T(s,s',a) = probability(s'|s,a)

The sum of the transition probabilities out from a nonterminal state s following a given action must add up to either one or zero. So, all stochastic transitions out of a given state must be specified at the same time.

For example, to indicate that in state 1 following action 4 there is an equal probability of moving to states 2 or 3, use this command:

mdp.T(1,[2 3],4) = [0.5 0.5];

You can also specify that, following an action, there is some probability of remaining in the same state.

mdp.T(1,[1 2 3 4],1) = [0.25 0.25 0.25 0.25];

Example: mdp.T(1,[1 2 3],1) = [0.25 0.5 0.25] assigns the first three elements of the first row of T in the object mdp.

Reward transition matrix, specified as a 3-D array, which determines how much reward the agent receives after performing an action in the environment. R has the same shape and size as state transition matrix T. The reward for moving from state s to state s' by performing action a is given by:

r = R(s,s',a).

Example: mdp.R(1,[1 2 3],1) = [-1 0.5 2] assigns the first three elements of the first row of R in the object mdp.

Terminal state names, specified as a string vector of state names.

Example: mdp.TerminalStates = "s3" assigns the name "s3" to the terminal state in the object mdp.

Tolerance for the sum of probabilities along a row of the transition matrix.

Because the sum of numbers along a row of the transition matrix represents the probability of moving into the state indexed by the row number, all the numbers along a row must add to either one or zero, within the tolerance specified in ProbabilityTolerance.

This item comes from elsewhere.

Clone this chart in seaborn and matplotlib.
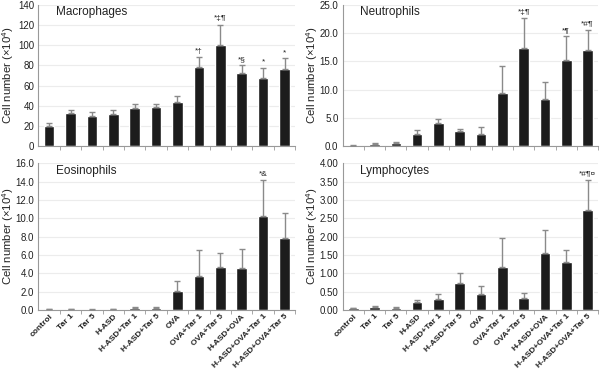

If this condition is not verified, an error is thrown.

To set transition probabilities, first, set an entire row to zero, then set the non-zero probabilities all at once. For an example, see createGridWorld. Alternatively, copy the transition matrix into a variable, modify the variable, and then assign it back as transition matrix of your grid world object.

Example: mdp.ProbabilityTolerance = 1e-15; sets to 1e-15 the probability tolerance of the object mdp.

Version History

Introduced in R2019a